To a large crowd of neighbors and well-wishers, Superintendent Terry Brenner forecasts “a learning environment that will be second to none”

GRAND FORKS — Grand Forks north end neighborhood will be home to a brand new Valley Middle School in about 18 months.

Officials broke ground for the $55 million, two-story school building on Wednesday afternoon, April 10, in a space just west of the current school.

“It’s long overdue,” said Walt Knipe, who watched the groundbreaking ceremony. He has lived in the neighborhood since the late 1940s and retired after a 35-year career teaching at South Middle School and Red River and Grand Forks Central high schools. He also coached at Valley Middle School and Grand Forks Central.

“It’s great for the community,” Knipe said.

The area where the new school will be built has been used as the school’s athletic field. After the old building is razed, the athletic field will occupy that area. Trees to the west of the current athletic fields that border University Park will be preserved, officials have said.

It is expected that the roughly 90,000-square-foot structure will be completed in late 2025. Whether it will be ready for occupancy in January 2026 “will depend on if it is ready and if we have the manpower to make that move at that point,” said Jonathan Ellwein, director of buildings and grounds for Grand Forks Public Schools.

Bids for the structure came in under budget, allowing planners “to add more room (in the school), especially in the gym,” Ellwein said.

“We hit a very good bidding point,” he said. “We kind of hit a sweet spot where just about everything came in lower than expected.”

Ellwein attributed that, in part, to building contractors not having a full slate of projects.

Kyle Kvamme, director of community engagement and project development with ICON and a Grand Forks City Council member, echoed that good news, noting that bids initially came in $6 million under budget and the central kitchen came in $700,000 under budget.

“We were able to add things back in that we thought we had to cut,” Kvamme said. “All of them are student spaces.”

ICON Architects are providing the architectural services, along with their architect partner, the Cunningham Group, based in Minneapolis. The Construction Engineers firm, the “construction managers at risk,” or CMAR, will build the school. During the groundbreaking ceremony, Allie Stevens, project manager and architect with ICON, said the project “has been such a joy for us,” and thanked members of the community engagement group and school staff who met with and provided input for the architects.

The special features of the new building include a commons area, which will serve as a gathering space, and a design that offers “a neighborhood type of environment for each team to learn and collaborate,” Stevens said.

The new school will be “a safe and modern building with a secure and accessible main entrance,” she said.

Voter approval

The project was approved by voters in a referendum in May 2023. The referendum, totalling $79 million, also included funds for security upgrades in school buildings throughout the district and a new district-wide central kitchen facility to be relocated from Valley Middle School to the Mark Sanford Education Center.

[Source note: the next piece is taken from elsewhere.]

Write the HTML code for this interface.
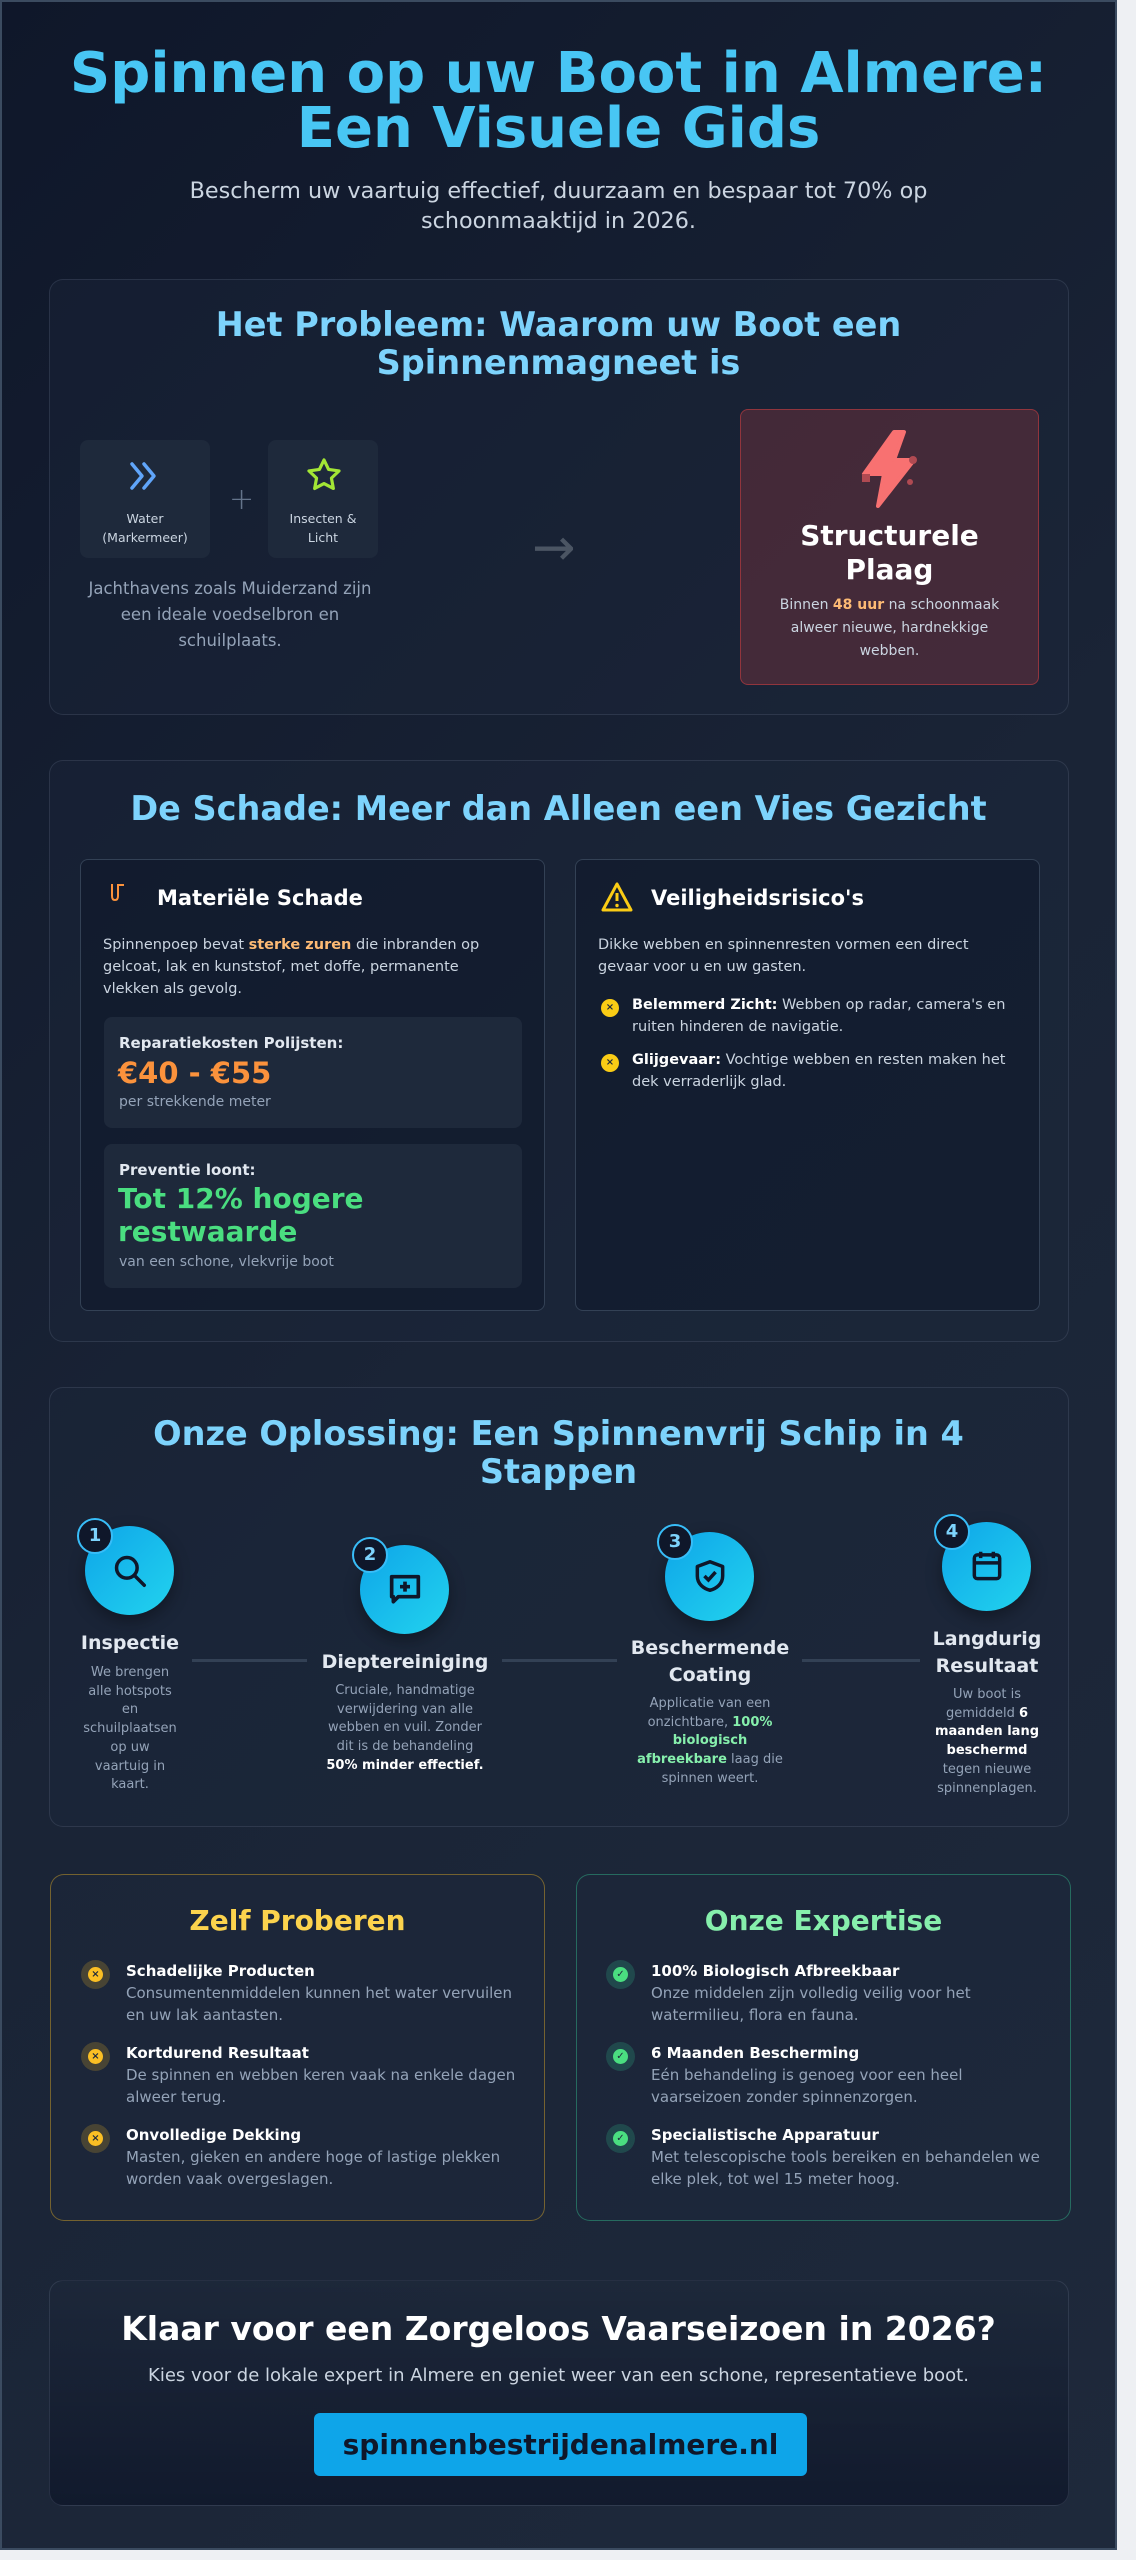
<!DOCTYPE html>
<html><head><meta charset="utf-8">
<style>
*{margin:0;padding:0;box-sizing:border-box}
body{width:1136px;height:2560px;background:#eef0f3;font-family:"DejaVu Sans","Liberation Sans",sans-serif;overflow:hidden;position:relative}
#panel{position:absolute;left:0;top:0;width:1117px;height:2550px;border:2px solid #3b4b60;background:linear-gradient(135deg,#0f172a 0%,#1a2436 50%,#1e293b 100%);overflow:hidden}
.a{position:absolute}
.c{text-align:center}
.card{position:absolute;border:1px solid rgba(148,163,184,0.16);border-radius:14px;background:rgba(30,41,59,0.35)}
.h2{position:absolute;left:0;width:100%;text-align:center;color:#7dd3fc;font-weight:bold;font-size:33.5px;line-height:38px}
.sub{position:absolute;border:1px solid #334155;border-radius:8px;background:rgba(15,23,42,0.55)}
.p{font-size:14.5px;line-height:22px;color:#cbd5e1}
.box{position:absolute;background:#1e293b;border-radius:8px}
.stc{position:absolute;width:89px;height:89px;border-radius:50%;background:linear-gradient(135deg,#0ea5e9,#22d3ee);box-shadow:0 6px 16px rgba(0,0,0,.35)}
.bd{position:absolute;width:36px;height:36px;border-radius:50%;background:#0f172a;border:2px solid #38bdf8;color:#7dd3fc;font-weight:bold;font-size:18px;line-height:32px;text-align:center;left:-8px;top:-8px}
.st{position:absolute;text-align:center;color:#e2e8f0;font-weight:bold;font-size:19px;line-height:27px}
.sd{position:absolute;text-align:center;color:#94a3b8;font-size:13px;line-height:18.7px}
.sd b{color:#fff}
.ln{position:absolute;height:3px;background:#334155;top:1657px}
.it{position:absolute;font-size:15px;line-height:22px;color:#94a3b8}
.it b{color:#fff;display:block}
.ic{position:absolute;width:29px;height:29px;border-radius:50%}
.ic i{position:absolute;left:7px;top:7px;width:15px;height:15px;border-radius:50%;font-style:normal;font-size:10px;line-height:15px;text-align:center;font-weight:bold;color:#1e293b}
</style></head><body>
<div id="panel">
<div class="a c" style="left:0;width:1113px;top:44px;font-size:56px;line-height:55px;font-weight:bold;color:#48c6f4">Spinnen op uw Boot in Almere:<br>Een Visuele Gids</div>
<div class="a c" style="left:0;width:1113px;top:174px;font-size:22.3px;line-height:30px;color:#cbd5e1">Bescherm uw vaartuig effectief, duurzaam en bespaar tot 70% op<br>schoonmaaktijd in 2026.</div>

<!-- Section 1 -->
<div class="card" style="left:47px;top:277px;width:1020px;height:436px"></div>
<div class="h2" style="top:304px;width:1113px">Het Probleem: Waarom uw Boot een<br>Spinnenmagneet is</div>
<div class="box" style="left:78px;top:438px;width:130px;height:118px"></div>
<div class="box" style="left:266px;top:438px;width:110px;height:118px"></div>
<svg class="a" style="left:126px;top:458px" width="36" height="32" viewBox="0 0 36 32"><path d="M4 4l10 12-10 12M16 4l10 12-10 12" fill="none" stroke="#60a5fa" stroke-width="3.5" stroke-linecap="round" stroke-linejoin="round"/></svg>
<svg class="a" style="left:303px;top:454px" width="38" height="38" viewBox="0 0 24 24"><path d="M12 2.5l2.9 6 6.6.9-4.8 4.6 1.2 6.5L12 17.4l-5.9 3.1 1.2-6.5L2.5 9.4l6.6-.9z" fill="none" stroke="#a3e635" stroke-width="2" stroke-linejoin="round"/></svg>
<div class="a c" style="left:78px;width:130px;top:507px;font-size:12.5px;line-height:19px;color:#cbd5e1">Water<br>(Markermeer)</div>
<div class="a c" style="left:266px;width:110px;top:507px;font-size:12.5px;line-height:19px;color:#cbd5e1">Insecten &amp;<br>Licht</div>
<div class="a" style="left:227px;top:480px;font-size:30px;color:#64748b;font-weight:200">+</div>
<div class="a c" style="left:78px;width:300px;top:574px;font-size:16.5px;line-height:26px;color:#94a3b8">Jachthavens zoals Muiderzand zijn<br>een ideale voedselbron en<br>schuilplaats.</div>
<div class="a" style="left:530px;top:516px;font-size:52px;color:#4b5563;line-height:60px">→</div>
<div class="a" style="left:738px;top:407px;width:299px;height:276px;border-radius:8px;background:rgba(239,68,68,0.2);border:1px solid rgba(239,68,68,0.45)"></div>
<svg class="a" style="left:852px;top:428px" width="72" height="78" viewBox="0 0 72 78"><path d="M40 2L10 44h20L24 76 60 30H40L50 2z" fill="#f87171" stroke="#f87171" stroke-width="4" stroke-linejoin="round"/><rect x="8" y="44" width="8" height="8" fill="#b04a52"/><circle cx="56" cy="52" r="3" fill="#b04a52"/><circle cx="59" cy="30" r="4" fill="#b04a52"/></svg>
<div class="a c" style="left:738px;width:299px;top:517px;font-size:28px;line-height:34px;font-weight:bold;color:#fff">Structurele<br>Plaag</div>
<div class="a c" style="left:758px;width:259px;top:592px;font-size:14px;line-height:23px;color:#cbd5e1">Binnen <b style="color:#fdba74">48 uur</b> na schoonmaak alweer nieuwe, hardnekkige webben.</div>

<!-- Section 2 -->
<div class="card" style="left:47px;top:758px;width:1020px;height:582px"></div>
<div class="h2" style="top:788px;width:1113px">De Schade: Meer dan Alleen een Vies Gezicht</div>
<div class="sub" style="left:78px;top:857px;width:465px;height:452px"></div>
<div class="sub" style="left:573px;top:857px;width:465px;height:452px"></div>
<svg class="a" style="left:106px;top:880px" width="22" height="22" viewBox="0 0 22 22"><path d="M4 2v12q0 4 3 4t3-4V2M10 3h6" fill="none" stroke="#fb923c" stroke-width="2"/></svg>
<div class="a" style="left:155px;top:884px;font-size:21px;font-weight:bold;color:#fff">Materiële Schade</div>
<div class="a p" style="left:101px;top:932px;width:400px">Spinnenpoep bevat <b style="color:#fdba74">sterke zuren</b> die inbranden op gelcoat, lak en kunststof, met doffe, permanente vlekken als gevolg.</div>
<div class="box" style="left:102px;top:1015px;width:418px;height:111px"></div>
<div class="a" style="left:117px;top:1032px;font-size:15px;font-weight:bold;color:#e2e8f0">Reparatiekosten Polijsten:</div>
<div class="a" style="left:116px;top:1054px;font-size:29px;font-weight:bold;color:#fb923c">€40 - €55</div>
<div class="a" style="left:117px;top:1092px;font-size:14px;color:#94a3b8">per strekkende meter</div>
<div class="box" style="left:102px;top:1142px;width:418px;height:144px"></div>
<div class="a" style="left:117px;top:1159px;font-size:15px;font-weight:bold;color:#e2e8f0">Preventie loont:</div>
<div class="a" style="left:116px;top:1180px;font-size:28px;line-height:33px;font-weight:bold;color:#4ade80">Tot 12% hogere<br>restwaarde</div>
<div class="a" style="left:117px;top:1252px;font-size:14px;color:#94a3b8">van een schone, vlekvrije boot</div>
<svg class="a" style="left:599px;top:880px" width="32" height="30" viewBox="0 0 32 30"><path d="M16 2L2 28h28z" fill="none" stroke="#facc15" stroke-width="3" stroke-linejoin="round"/><path d="M16 11v8" stroke="#facc15" stroke-width="3"/><circle cx="16" cy="23.5" r="1.7" fill="#facc15"/></svg>
<div class="a" style="left:649px;top:884px;font-size:21px;font-weight:bold;color:#fff">Veiligheidsrisico's</div>
<div class="a p" style="left:596px;top:932px;width:410px">Dikke webben en spinnenresten vormen een direct<br>gevaar voor u en uw gasten.</div>
<div class="ic" style="left:599px;top:997px;width:18px;height:18px;background:#facc15;font-size:10px;line-height:18px;text-align:center;color:#1e293b;font-weight:bold">×</div>
<div class="a p" style="left:630px;top:992px;width:400px;font-size:14.5px"><b style="color:#fff">Belemmerd Zicht:</b> Webben op radar, camera's en ruiten hinderen de navigatie.</div>
<div class="ic" style="left:599px;top:1052px;width:18px;height:18px;background:#facc15;font-size:10px;line-height:18px;text-align:center;color:#1e293b;font-weight:bold">×</div>
<div class="a p" style="left:630px;top:1047px;width:400px;font-size:14.5px"><b style="color:#fff">Glijgevaar:</b> Vochtige webben en resten maken het dek verraderlijk glad.</div>

<!-- Section 3 -->
<div class="card" style="left:47px;top:1385px;width:1020px;height:440px"></div>
<div class="h2" style="top:1413px;width:1113px">Onze Oplossing: Een Spinnenvrij Schip in 4<br>Stappen</div>
<div class="ln" style="left:190px;width:115px"></div>
<div class="ln" style="left:500px;width:115px"></div>
<div class="ln" style="left:800px;width:118px"></div>
<div class="stc" style="left:83px;top:1524px"><div class="bd">1</div><svg class="a" style="left:26px;top:26px" width="38" height="38" viewBox="0 0 24 24"><circle cx="10" cy="10" r="6.5" fill="none" stroke="#0f172a" stroke-width="2.2"/><path d="M15 15l6 6" stroke="#0f172a" stroke-width="2.2" stroke-linecap="round"/></svg></div>
<div class="stc" style="left:358px;top:1543px"><div class="bd">2</div><svg class="a" style="left:25px;top:25px" width="40" height="40" viewBox="0 0 24 24"><path d="M4 4h16v12H8l-3 3v-3H4z" fill="none" stroke="#0f172a" stroke-width="2.2" stroke-linejoin="round"/><path d="M12 7v6M9 10h6" stroke="#0f172a" stroke-width="2.2"/></svg></div>
<div class="stc" style="left:663px;top:1530px"><div class="bd">3</div><svg class="a" style="left:26px;top:25px" width="38" height="38" viewBox="0 0 24 24"><path d="M12 3l8 3v6c0 5-4 8-8 9-4-1-8-4-8-9V6z" fill="none" stroke="#0f172a" stroke-width="2.2" stroke-linejoin="round"/><path d="M8.5 12l2.5 2.5 4.5-5" fill="none" stroke="#0f172a" stroke-width="2.2"/></svg></div>
<div class="stc" style="left:940px;top:1520px"><div class="bd">4</div><svg class="a" style="left:26px;top:25px" width="38" height="38" viewBox="0 0 24 24"><rect x="4" y="5" width="16" height="15" rx="2" fill="none" stroke="#0f172a" stroke-width="2.2"/><path d="M4 10h16M8 3v4M16 3v4" stroke="#0f172a" stroke-width="2.2"/></svg></div>
<div class="st" style="left:68px;width:120px;top:1628px">Inspectie</div>
<div class="sd" style="left:78px;width:100px;top:1662px">We brengen<br>alle hotspots<br>en<br>schuilplaatsen<br>op uw<br>vaartuig in<br>kaart.</div>
<div class="st" style="left:310px;width:186px;top:1647px">Dieptereiniging</div>
<div class="sd" style="left:320px;width:166px;top:1680px">Cruciale, handmatige verwijdering van alle webben en vuil. Zonder dit is de behandeling <b>50% minder effectief.</b></div>
<div class="st" style="left:618px;width:180px;top:1633px">Beschermende<br>Coating</div>
<div class="sd" style="left:630px;width:156px;top:1693px">Applicatie van een onzichtbare, <b style="color:#86efac">100% biologisch afbreekbare</b> laag die spinnen weert.</div>
<div class="st" style="left:920px;width:130px;top:1624px">Langdurig<br>Resultaat</div>
<div class="sd" style="left:930px;width:110px;top:1684px">Uw boot is gemiddeld <b>6 maanden lang beschermd</b> tegen nieuwe spinnenplagen.</div>

<!-- Section 4 -->
<div class="a" style="left:48px;top:1872px;width:495px;height:347px;border:1px solid rgba(251,191,36,0.4);border-radius:14px;background:rgba(30,41,59,0.4)"></div>
<div class="a" style="left:574px;top:1872px;width:495px;height:347px;border:1px solid rgba(52,211,153,0.4);border-radius:14px;background:rgba(30,41,59,0.4)"></div>
<div class="a c" style="left:48px;width:495px;top:1902px;font-size:28px;font-weight:bold;color:#fcd34d">Zelf Proberen</div>
<div class="a c" style="left:574px;width:495px;top:1902px;font-size:28px;font-weight:bold;color:#86efac">Onze Expertise</div>

<div class="ic" style="left:79px;top:1958px;background:rgba(251,191,36,0.2)"><i style="background:#fbbf24">×</i></div>
<div class="it" style="left:124px;top:1958px;width:400px"><b>Schadelijke Producten</b>Consumentenmiddelen kunnen het water vervuilen en uw lak aantasten.</div>
<div class="ic" style="left:79px;top:2040px;background:rgba(251,191,36,0.2)"><i style="background:#fbbf24">×</i></div>
<div class="it" style="left:124px;top:2040px;width:400px"><b>Kortdurend Resultaat</b>De spinnen en webben keren vaak na enkele dagen alweer terug.</div>
<div class="ic" style="left:79px;top:2122px;background:rgba(251,191,36,0.2)"><i style="background:#fbbf24">×</i></div>
<div class="it" style="left:124px;top:2122px;width:400px"><b>Onvolledige Dekking</b>Masten, gieken en andere hoge of lastige plekken worden vaak overgeslagen.</div>

<div class="ic" style="left:604px;top:1958px;background:rgba(52,211,153,0.2)"><i style="background:#4ade80">✓</i></div>
<div class="it" style="left:649px;top:1958px;width:400px"><b>100% Biologisch Afbreekbaar</b>Onze middelen zijn volledig veilig voor het watermilieu, flora en fauna.</div>
<div class="ic" style="left:604px;top:2040px;background:rgba(52,211,153,0.2)"><i style="background:#4ade80">✓</i></div>
<div class="it" style="left:649px;top:2040px;width:400px"><b>6 Maanden Bescherming</b>Eén behandeling is genoeg voor een heel vaarseizoen zonder spinnenzorgen.</div>
<div class="ic" style="left:604px;top:2122px;background:rgba(52,211,153,0.2)"><i style="background:#4ade80">✓</i></div>
<div class="it" style="left:649px;top:2122px;width:400px"><b>Specialistische Apparatuur</b>Met telescopische tools bereiken en behandelen we elke plek, tot wel 15 meter hoog.</div>

<!-- CTA -->
<div class="card" style="left:47px;top:2278px;width:1020px;height:226px;background:linear-gradient(180deg,rgba(30,41,59,0.6),rgba(15,23,42,0.8))"></div>
<div class="a c" style="left:0;width:1113px;top:2307px;font-size:33px;font-weight:bold;color:#fff">Klaar voor een Zorgeloos Vaarseizoen in 2026?</div>
<div class="a c" style="left:0;width:1113px;top:2363px;font-size:18px;color:#cbd5e1">Kies voor de lokale expert in Almere en geniet weer van een schone, representatieve boot.</div>
<div class="a c" style="left:312px;top:2411px;width:493px;height:63px;background:#0ea5e9;border-radius:6px;font-size:28px;line-height:63px;font-weight:bold;color:#0f172a">spinnenbestrijdenalmere.nl</div>
</div>
</body></html>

The referendum passed with a supermajority, 65% of the 4,481 votes cast; the measure needed 60% in favor to pass.

In remarks during the groundbreaking ceremony, Superintendent Terry Brenner recalled lessons learned from the 2020-21 referendum when voters rejected the K-8 school model proposed for the north side.

The new school, “I believe, will add value to our historic northside neighborhood,” Brenner told the crowd, noting that “shovels in the ground means you’re one step closer to a learning environment that will be second to none.”

Former Valley Middle School student Ryaan Alshami, now a senior at Grand Forks Central, said “Valley Pride is something that can’t be torn down.”

He recalled his memories of the school and the close relationships he formed with teachers and “two best friends who are like brothers to me.”

Also during the ceremony, Grand Forks School Board President Amber Flynn said, “For too long the north end has been underserved, overlooked and underrepresented.

“To the parents, your children deserve the best education possible regardless of zip code or socio-economic status.”

Valley Middle School’s new principal also addressed the crowd.

“All ties seem to lead to the north end – to north end pride,” said Theodore (“Tad” ) Schye, who is serving his first year as principal. “That resonates with me.”

“We have done great things,” he said, “and now it’s time to move on to do great things in a new building.”

After the ceremony, Schye told the Herald, “It’s exciting. The fencing is going up on Monday.”

At 70 years old, Valley Middle School is plagued with numerous infrastructure-related deficits,Brenner has said.

The school is obsolete from an instructional standpoint, Brenner told the Herald in spring 2023. Its design reflects “an educational factory model where we would move 30 kids from room to room around specific content,” he said. “That’s not the model of how kids learn today.”